Hammer throwing not an act in course of employment, court rules

19th November 2015 | reparation

A manager at a scaffolding firm who accidentally struck and injured another employee by throwing a hammer in the course of a lighthearted exchange with a different employee was not acting in the course of his employment, a sheriff principal has ruled.

Sheriff Principal Mhairi Stephen QC gave her decision at Edinburgh Sheriff Court in refusing an appeal by Christopher Sommerville, who failed before the sheriff to recover damages from his employers Harsco Infrastructure Ltd. 

The pursuer had been working in the defenders' yard when the yard manager, Stanley Smith, engaged in a "lighthearted" exchange with another employee, Bazela, about who was going for morning rolls, in which Smith said "I will teach you to speak to your manager like that", picked up a claw hammer and threw it towards Bazela. The hammer instead struck the pursuer on the head to his injury. Smith was subsequently dismissed though, it was said, remained good friends with the pursuer.

On appeal the pursuer that the incident was not one of a frolic or horseplay but happened in the course of a manager issuing instructions. Smith's actings were so closely connected with his employment and, in particular, his position as a supervisor that it would be fair and just to find the defenders vicariously liable.

Sheriff Principal Stephen said the question was whether Smith's conduct could be described as a wrongful and unauthorised mode of doing some act authorised by the employer.

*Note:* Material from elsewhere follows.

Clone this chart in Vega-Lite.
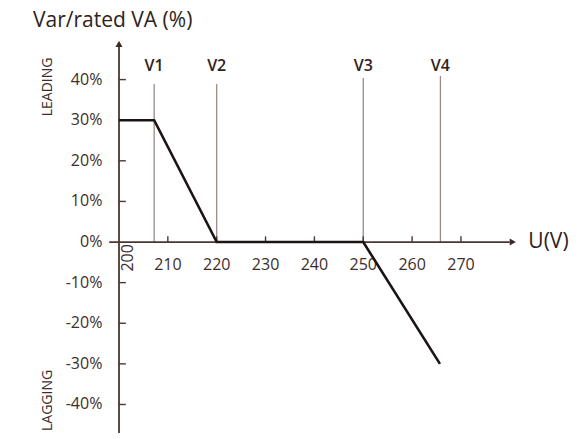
{
  "$schema": "https://vega.github.io/schema/vega-lite/v6.json",
  "width": 467,
  "height": 439,
  "autosize": {"type": "none"},
  "padding": {"left": 119, "top": 0, "right": 0, "bottom": 0},
  "config": {"view": {"stroke": null}, "font": "Open Sans"},
  "datasets": {
    "curve": [
      {"u": 200, "q": 30},
      {"u": 207.2, "q": 30},
      {"u": 220, "q": 0},
      {"u": 250, "q": 0},
      {"u": 265.7, "q": -30}
    ],
    "vlines": [
      {"name": "V1", "u": 207.2, "top": 38.9},
      {"name": "V2", "u": 220, "top": 38.9},
      {"name": "V3", "u": 250, "top": 40.4},
      {"name": "V4", "u": 265.8, "top": 40.9}
    ],
    "axislines": [
      {"x": 200, "x2": 200, "y": -47, "y2": 48},
      {"x": 198, "x2": 280, "y": 0, "y2": 0}
    ],
    "yticks": [
      {"q": 40, "label": "40%"},
      {"q": 30, "label": "30%"},
      {"q": 20, "label": "20%"},
      {"q": 10, "label": "10%"},
      {"q": 0, "label": "0%"},
      {"q": -10, "label": "-10%"},
      {"q": -20, "label": "-20%"},
      {"q": -30, "label": "-30%"},
      {"q": -40, "label": "-40%"}
    ],
    "xticks": [
      {"u": 210, "label": "210"},
      {"u": 220, "label": "220"},
      {"u": 230, "label": "230"},
      {"u": 240, "label": "240"},
      {"u": 250, "label": "250"},
      {"u": 260, "label": "260"},
      {"u": 270, "label": "270"}
    ]
  },
  "layer": [
    {
      "data": {"name": "vlines"},
      "transform": [{"calculate": "0", "as": "base"}],
      "mark": {"type": "rule", "color": "#9c8a86", "strokeWidth": 1.3},
      "encoding": {
        "x": {"field": "u", "type": "quantitative", "scale": {"domain": [200, 295.6], "nice": false, "zero": false}, "axis": null},
        "y": {"field": "base", "type": "quantitative", "scale": {"domain": [-48.5, 59.6], "nice": false, "zero": false}, "axis": null},
        "y2": {"field": "top"}
      }
    },
    {
      "data": {"name": "vlines"},
      "transform": [{"calculate": "43.3", "as": "ly"}],
      "mark": {"type": "text", "color": "#2e2220", "fontSize": 16, "fontWeight": 600, "baseline": "middle", "align": "center"},
      "encoding": {
        "x": {"field": "u", "type": "quantitative", "scale": {"domain": [200, 295.6], "nice": false, "zero": false}, "axis": null},
        "y": {"field": "ly", "type": "quantitative", "scale": {"domain": [-48.5, 59.6], "nice": false, "zero": false}, "axis": null},
        "text": {"field": "name", "type": "nominal"}
      }
    },
    {
      "data": {"name": "axislines"},
      "mark": {"type": "rule", "color": "#4b3632", "strokeWidth": 1.8},
      "encoding": {
        "x": {"field": "x", "type": "quantitative", "scale": {"domain": [200, 295.6], "nice": false, "zero": false}, "axis": null},
        "x2": {"field": "x2"},
        "y": {"field": "y", "type": "quantitative", "scale": {"domain": [-48.5, 59.6], "nice": false, "zero": false}, "axis": null},
        "y2": {"field": "y2"}
      }
    },
    {
      "data": {"name": "yticks"},
      "transform": [{"filter": "datum.q != 0"}, {"calculate": "201.4", "as": "tickend"}, {"calculate": "200", "as": "tickstart"}],
      "mark": {"type": "rule", "color": "#4b3632", "strokeWidth": 1.4},
      "encoding": {
        "x": {"field": "tickstart", "type": "quantitative", "scale": {"domain": [200, 295.6], "nice": false, "zero": false}, "axis": null},
        "x2": {"field": "tickend"},
        "y": {"field": "q", "type": "quantitative", "scale": {"domain": [-48.5, 59.6], "nice": false, "zero": false}, "axis": null}
      }
    },
    {
      "data": {"name": "xticks"},
      "transform": [{"calculate": "0", "as": "tickstart"}, {"calculate": "1.4", "as": "tickend"}],
      "mark": {"type": "rule", "color": "#4b3632", "strokeWidth": 1.4},
      "encoding": {
        "x": {"field": "u", "type": "quantitative", "scale": {"domain": [200, 295.6], "nice": false, "zero": false}, "axis": null},
        "y": {"field": "tickstart", "type": "quantitative", "scale": {"domain": [-48.5, 59.6], "nice": false, "zero": false}, "axis": null},
        "y2": {"field": "tickend"}
      }
    },
    {
      "data": {"name": "yticks"},
      "transform": [{"calculate": "196.6", "as": "lx"}],
      "mark": {"type": "text", "color": "#3d2d2a", "fontSize": 16, "align": "right", "baseline": "middle"},
      "encoding": {
        "x": {"field": "lx", "type": "quantitative", "scale": {"domain": [200, 295.6], "nice": false, "zero": false}, "axis": null},
        "y": {"field": "q", "type": "quantitative", "scale": {"domain": [-48.5, 59.6], "nice": false, "zero": false}, "axis": null},
        "text": {"field": "label", "type": "nominal"}
      }
    },
    {
      "data": {"name": "xticks"},
      "transform": [{"calculate": "-5.7", "as": "ly"}],
      "mark": {"type": "text", "color": "#3d2d2a", "fontSize": 16, "align": "center", "baseline": "middle"},
      "encoding": {
        "x": {"field": "u", "type": "quantitative", "scale": {"domain": [200, 295.6], "nice": false, "zero": false}, "axis": null},
        "y": {"field": "ly", "type": "quantitative", "scale": {"domain": [-48.5, 59.6], "nice": false, "zero": false}, "axis": null},
        "text": {"field": "label", "type": "nominal"}
      }
    },
    {
      "data": {"values": [{"u": 201.8, "q": -3.9, "label": "200"}]},
      "mark": {"type": "text", "color": "#3d2d2a", "fontSize": 16, "align": "center", "baseline": "middle", "angle": 270},
      "encoding": {
        "x": {"field": "u", "type": "quantitative", "scale": {"domain": [200, 295.6], "nice": false, "zero": false}, "axis": null},
        "y": {"field": "q", "type": "quantitative", "scale": {"domain": [-48.5, 59.6], "nice": false, "zero": false}, "axis": null},
        "text": {"field": "label", "type": "nominal"}
      }
    },
    {
      "data": {"name": "curve"},
      "mark": {"type": "line", "color": "#1c1414", "strokeWidth": 2.6},
      "encoding": {
        "x": {"field": "u", "type": "quantitative", "scale": {"domain": [200, 295.6], "nice": false, "zero": false}, "axis": null},
        "y": {"field": "q", "type": "quantitative", "scale": {"domain": [-48.5, 59.6], "nice": false, "zero": false}, "axis": null}
      }
    },
    {
      "data": {"values": [{"u": 200, "q": 48.8}]},
      "mark": {"type": "point", "filled": true, "color": "#3d2a26", "size": 50, "opacity": 1, "shape": "triangle-up"},
      "encoding": {
        "x": {"field": "u", "type": "quantitative", "scale": {"domain": [200, 295.6], "nice": false, "zero": false}, "axis": null},
        "y": {"field": "q", "type": "quantitative", "scale": {"domain": [-48.5, 59.6], "nice": false, "zero": false}, "axis": null}
      }
    },
    {
      "data": {"values": [{"u": 280.6, "q": 0}]},
      "mark": {"type": "point", "filled": true, "color": "#3d2a26", "size": 50, "opacity": 1, "shape": "triangle-right"},
      "encoding": {
        "x": {"field": "u", "type": "quantitative", "scale": {"domain": [200, 295.6], "nice": false, "zero": false}, "axis": null},
        "y": {"field": "q", "type": "quantitative", "scale": {"domain": [-48.5, 59.6], "nice": false, "zero": false}, "axis": null}
      }
    },
    {
      "data": {"values": [{"u": 182.4, "q": 54.4, "label": "Var/rated VA (%)"}, {"u": 283.8, "q": 0, "label": "U(V)"}]},
      "mark": {"type": "text", "color": "#2e2220", "fontSize": 21, "align": "left", "baseline": "middle"},
      "encoding": {
        "x": {"field": "u", "type": "quantitative", "scale": {"domain": [200, 295.6], "nice": false, "zero": false}, "axis": null},
        "y": {"field": "q", "type": "quantitative", "scale": {"domain": [-48.5, 59.6], "nice": false, "zero": false}, "axis": null},
        "text": {"field": "label", "type": "nominal"}
      }
    },
    {
      "data": {"values": [{"u": 185.4, "q": 38.2, "label": "LEADING"}, {"u": 185.4, "q": -39, "label": "LAGGING"}]},
      "mark": {"type": "text", "color": "#3d2d2a", "fontSize": 14, "align": "center", "baseline": "middle", "angle": 270},
      "encoding": {
        "x": {"field": "u", "type": "quantitative", "scale": {"domain": [200, 295.6], "nice": false, "zero": false}, "axis": null},
        "y": {"field": "q", "type": "quantitative", "scale": {"domain": [-48.5, 59.6], "nice": false, "zero": false}, "axis": null},
        "text": {"field": "label", "type": "nominal"}
      }
    }
  ]
}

It was well settled, she added, that it was not enough that the act occurred during working hours whilst using tools provided by the employers. Smith's actings did not further the employers’ aims. "It strains common sense and language to interpret the words and behaviour of Mr Smith as having much, if anything, to do with his duties as supervisor", the sheriff principal said. He was simply engaging in light hearted banter about the rolls. In any event he was not speaking to the pursuer at all."

She concluded that the sheriff was correct to regard the circumstances of this case as similar to those in the Inner House decision in Wilson v Exel (2010), which also concerned a supervisor. "The facts of this case are consistent with this being an assault on a fellow employee in the course of a prank", and such an attack was unlikely to be related to the business the employer was conducting or what the employee was asked to do.